How nodes actually move data between each other.

• Remote Procedure Calls (RPC): Making a function call on a different machine (e.g., gRPC, Apache Thrift).
• Message Queues & Pub/Sub: Asynchronous communication where a "Broker" sits in the middle (e.g., Kafka, RabbitMQ, GCP Pub/Sub).
• Serialization: How to turn an object into bits (e.g., Protobuf, Avro, JSON).

3. Consensus & Coordination

How independent nodes "agree" on a value or state (the hardest part of the field).

• Consensus Protocols: Paxos and Raft. These are used to ensure that if one machine crashes, the others still agree on what the truth is.
• Distributed Locking: Ensuring only one node performs a task (e.g., Etcd, ZooKeeper).
• Leader Election: Determining which node is the "Master" and what to do if it dies.

4. Distributed Data & Storage

How to store data across 1,000 machines instead of one.

• Replication: Keeping copies of the same data on multiple nodes (Leader-based vs. Multi-leader vs. Leaderless).
• Partitioning/Sharding: Splitting a massive database into smaller chunks based on a "Shard Key."
• Consistency Models:
  • Strong Consistency: Everyone sees the same data at the same time.
  • Eventual Consistency: Everyone will eventually see the same data (common in NoSQL).
• Distributed Hash Tables (DHT): How systems like BitTorrent or IPFS find data without a central server.

5. Fault Tolerance & Reliability

How the system stays alive when hardware inevitably fails.

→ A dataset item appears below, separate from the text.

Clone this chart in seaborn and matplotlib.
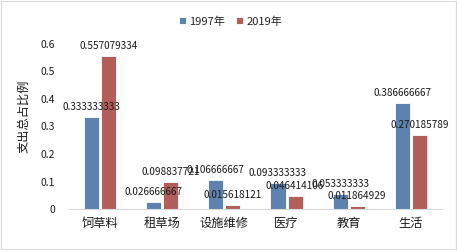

• Health Checks & Heartbeats: How nodes monitor each other's status.
• Quorums: Requiring a majority (e.g., 3 out of 5 nodes) to agree before a write is finalized.
• The Byzantine Generals Problem: How to reach agreement when some nodes are intentionally lying or malicious (crucial for Blockchain).
• Circuit Breakers: Automatically stopping requests to a failing service to prevent a "cascading failure."

6. Scalability & Performance

How to handle more users by adding more machines.

• Load Balancing: Distributing incoming traffic (L4 vs. L7 load balancing).
• Caching: Using Redis or Memcached to store frequent results in memory.
• Content Delivery Networks (CDNs): Distributing static assets (images/video) to the "edge" (closer to the user).

7. Observability & Management

How to debug a system when you can't log into 5,000 different servers.

• Distributed Tracing: Following a single user request as it travels through 20 different microservices (e.g., Jaeger, OpenTelemetry, Zipkin).
• Log Aggregation: Pulling logs from every node into one searchable place (e.g., ELK Stack, Cloud Logging).
• Service Mesh: Managing the "networking" between microservices (e.g., Istio, Linkerd).